AI handles this kind of work efficiently, reducing the time spent writing boilerplate code and increasing the time available for decisions that actually matter.
4. Faster path to working slices
AI is effective at assembling the first version of something complete. A feature with a UI, a model, tests, and a basic integration can appear quickly.
That changes how teams validate ideas. You can test more, earlier, with less upfront investment.
5. Efficiency compounds over time
As AI usage grows, cost becomes a factor. Larger prompts, more iterations, more compute.
Rails conventions keep the working surface small and reduce the amount of context required.

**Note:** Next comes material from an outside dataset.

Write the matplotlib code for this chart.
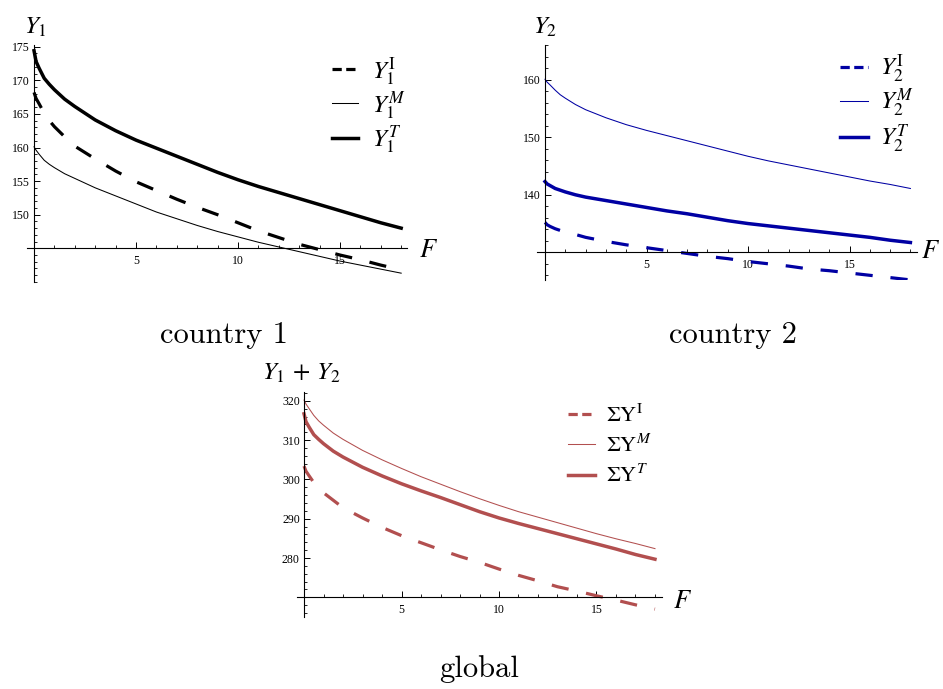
import matplotlib.pyplot as plt
from matplotlib.lines import Line2D
from matplotlib.ticker import MultipleLocator
import numpy as np

plt.rcParams['mathtext.fontset'] = 'stix'
plt.rcParams['font.family'] = ['Liberation Serif', 'DejaVu Serif']

W, H = 943, 689

F = [0, 0.1, 0.25, 0.5, 0.75, 1, 1.5, 2, 3, 4, 5, 6, 7, 8, 9,
     10, 11, 12, 13, 14, 15, 16, 17, 18]

# country 1
y1_I = [168.2, 167.3, 166.5, 165.1, 164.0, 163.1, 161.6, 160.2, 158.3, 156.5, 154.9, 153.6,
        152.3, 151.1, 150.0, 148.8, 147.6, 146.6, 145.6, 144.8, 144.0, 143.3, 142.5, 141.8]
y1_M = [160.1, 159.6, 159.0, 158.1, 157.5, 157.0, 156.1, 155.4, 154.0, 152.8, 151.6, 150.4,
        149.4, 148.4, 147.5, 146.7, 145.9, 145.2, 144.5, 143.8, 143.1, 142.5, 141.9, 141.3]
y1_T = [174.4, 172.8, 171.8, 170.3, 169.4, 168.6, 167.2, 166.1, 164.1, 162.5, 161.1, 159.9,
        158.7, 157.5, 156.3, 155.2, 154.2, 153.3, 152.4, 151.5, 150.6, 149.7, 148.8, 148.0]

# country 2
y2_I = [135.2, 134.8, 134.5, 134.1, 133.8, 133.5, 133.1, 132.6, 131.9, 131.3, 130.8, 130.3,
        129.8, 129.3, 128.9, 128.4, 128.0, 127.6, 127.1, 126.8, 126.4, 126.0, 125.6, 125.2]
y2_M = [160.1, 159.6, 159.1, 158.2, 157.4, 156.8, 155.7, 154.8, 153.4, 152.2, 151.2, 150.3,
        149.4, 148.5, 147.6, 146.7, 145.9, 145.2, 144.5, 143.8, 143.1, 142.4, 141.8, 141.1]
y2_T = [142.3, 141.9, 141.6, 141.1, 140.8, 140.5, 140.0, 139.6, 139.0, 138.4, 137.8, 137.2,
        136.7, 136.1, 135.5, 135.0, 134.6, 134.2, 133.8, 133.4, 133.0, 132.6, 132.1, 131.7]

# global = sum of both countries
sum_I = np.add(y1_I, y2_I)
sum_M = np.add(y1_M, y2_M)
sum_T = np.add(y1_T, y2_T)

BLACK = 'black'
BLUE = '#0000a3'
RED = '#b24f4f'

DASH = (5.4, 5.6)
LW_DASH, LW_THIN, LW_THICK = 2.3, 0.75, 2.5

fig = plt.figure(figsize=(W / 100, H / 100), dpi=100)


def px_axes(left, top, right, bottom):
    return fig.add_axes([left / W, 1 - bottom / H, (right - left) / W, (bottom - top) / H])


def style_axes(ax, xlim, ylim, ycross, yticks, yminor):
    ax.set_xlim(*xlim)
    ax.set_ylim(*ylim)
    for s in ('top', 'right'):
        ax.spines[s].set_visible(False)
    ax.spines['left'].set_position(('data', 0))
    ax.spines['bottom'].set_position(('data', ycross))
    for s in ('left', 'bottom'):
        ax.spines[s].set_linewidth(0.8)
    ax.set_xticks([5, 10, 15])
    ax.xaxis.set_minor_locator(MultipleLocator(1))
    ax.set_yticks(yticks)
    ax.yaxis.set_minor_locator(MultipleLocator(yminor))
    ax.tick_params(which='major', direction='in', length=4, width=0.7, labelsize=8.5, pad=3)
    ax.tick_params(axis='x', which='major', pad=4.5)
    ax.tick_params(which='minor', direction='in', length=2.2, width=0.6)
    ax.patch.set_alpha(0)


def add_legend(ax, color, labels, anchor, fs, hlen, pad, spacing):
    handles = [Line2D([], [], color=color, lw=LW_DASH, dashes=(2.9, 1.4)),
               Line2D([], [], color=color, lw=LW_THIN),
               Line2D([], [], color=color, lw=LW_THICK)]
    ax.legend(handles, labels, loc='upper left',
              bbox_to_anchor=(anchor[0] / W, 1 - anchor[1] / H),
              bbox_transform=fig.transFigure, frameon=False, fontsize=fs,
              handlelength=hlen, handletextpad=pad, labelspacing=spacing,
              borderpad=0, borderaxespad=0)


# --- country 1 ---
ax1 = px_axes(27.3, 44.7, 407.3, 281.9)
ax1.plot(F, y1_I, color=BLACK, lw=LW_DASH, dashes=DASH)
ax1.plot(F, y1_M, color=BLACK, lw=LW_THIN)
ax1.plot(F, y1_T, color=BLACK, lw=LW_THICK)
style_axes(ax1, (-0.33, 18.3), (140, 175.3), 145, [150, 155, 160, 165, 170, 175], 1)
add_legend(ax1, BLACK, [r'$Y_1^{\mathrm{I}}$', r'$Y_1^{M}$', r'$Y_1^{T}$'],
           (332, 55), 18, 1.05, 0.55, 0.09)
fig.text(24 / W, 1 - 34 / H, r'$Y_1$', fontsize=18, ha='left', va='baseline')
fig.text(419 / W, 1 - 257 / H, r'$F$', fontsize=19, ha='left', va='baseline')

# --- country 2 ---
ax2 = px_axes(536.9, 45.3, 916.5, 279.9)
ax2.plot(F, y2_I, color=BLUE, lw=LW_DASH, dashes=DASH)
ax2.plot(F, y2_M, color=BLUE, lw=LW_THIN)
ax2.plot(F, y2_T, color=BLUE, lw=LW_THICK)
style_axes(ax2, (-0.4, 18.3), (125.2, 166.0), 130, [140, 150, 160], 2)
add_legend(ax2, BLUE, [r'$Y_2^{\mathrm{I}}$', r'$Y_2^{M}$', r'$Y_2^{T}$'],
           (840, 52.5), 18, 1.1, 0.5, 0.13)
fig.text(533 / W, 1 - 34 / H, r'$Y_2$', fontsize=18, ha='left', va='baseline')
fig.text(921 / W, 1 - 258 / H, r'$F$', fontsize=19, ha='left', va='baseline')

# --- global ---
ax3 = px_axes(297.4, 391.8, 661.6, 616.6)
ax3.plot(F, sum_I, color=RED, lw=LW_DASH, dashes=DASH)
ax3.plot(F, sum_M, color=RED, lw=LW_THIN)
ax3.plot(F, sum_T, color=RED, lw=LW_THICK)
style_axes(ax3, (-0.34, 18.34), (265.1, 322.3), 270, [280, 290, 300, 310, 320], 2)
add_legend(ax3, RED, [r'$\Sigma\mathrm{Y}^{\mathrm{I}}$', r'$\Sigma\mathrm{Y}^{M}$',
                      r'$\Sigma\mathrm{Y}^{T}$'],
           (568, 405), 16, 1.2, 0.5, 0.34)
fig.text(262 / W, 1 - 380 / H, r'$Y_1\,+\,Y_2$', fontsize=18, ha='left', va='baseline')
fig.text(673 / W, 1 - 608 / H, r'$F$', fontsize=19, ha='left', va='baseline')

# captions
for x, y, s in [(224, 343, 'country 1'), (733, 343, 'country 2'), (479, 677, 'global')]:
    fig.text(x / W, 1 - y / H, s, fontsize=22, family='cmr10', ha='center', va='baseline')

fig.savefig('out.png', dpi=100)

As mentioned in #2, ruby syntax is concise and not littered with brackets, braces and other delimiters. As a consequence, it is very token-efficient.
Over time, that leads to tighter feedback loops and lower cost per unit of progress.
5 things we’re concerned about
1. Automated technical debt
The same tools that accelerate delivery will happily produce fragile systems, such as missing tests, duplicated logic and unclear boundaries.
The risk is not the prototype. The risk is when that prototype becomes production.
2. Security gaps at scale
AI tends to optimise for a working path, not a safe one. It often skips protections unless explicitly constrained.
At the same time, attackers are using the same tools. Known vulnerabilities are easier to discover and quicker to exploit. Gaps close more slowly than they appear. Staying up to date and secure is more critical than ever.
3. Rails-specific time bombs
Certain failure modes are well known in Rails: inefficient queries, misused callbacks, outdated authentication setups, and unsafe SQL.
AI reproduces patterns it has seen before. Without clear constraints, it will happily reintroduce problems that experienced teams would normally avoid.
4. Missing observability
Faster change increases the importance of visibility. Without clear logs, metrics and alerts, issues take longer to detect and longer to resolve.
AI does not fix this; it amplifies it.
5. Quality does not scale automatically
Models learn from mixed inputs. Good and bad code sit side by side.
If you do not define what “good” looks like in your system, you will not get it by default. You will get an average of everything the model has seen.
What to do about it
Treat AI as a tool for execution, not a replacement for human judgement.
Start where the risk is low and the patterns are already clear. Use it to accelerate the work you understand well. Let it prove its value in areas where mistakes are cheap and visible.
Keep ownership where the risk and consequences are real. Deliberate design and careful review are required for authentication, payments, data integrity, and anything involving customer data. AI can assist, but it should not decide.
Define how your system is built. If your codebase has been around for many years, it’s likely that it contains layers of patterns, some good, some not so good. Set expectations around structure, libraries, and security. The model will follow whatever constraints you give it. Without them, it will default to general patterns that may not fit your application and you’ll get more of what’s already there. Tell it what good code in your application must look like, and what you do not want.
Make quality explicit. Require tests. Have it work in small increments. Review changes with intent. Treat generated code as a draft needing shaping, not a trusted answer.
Watch what happens. Instrument the system. Monitor failure rates, recovery times, and where issues escape into production. Use that feedback to decide where AI should expand and where it should be limited.
Closing thoughts
AI is an engine. Rails gives it a straight, well-lit track. That combination can move you quickly in the right direction. It can also move you quickly in the wrong one.
As the Navy SEALs say, “slow is smooth, and smooth is fast.”
Despite the hype and wild promises, we’re still in the early days figuring out the patterns and waiting to discover the long-term consequences. The teams that will benefit will be the ones who stay curious yet disciplined, and treat their applications as assets that need to last.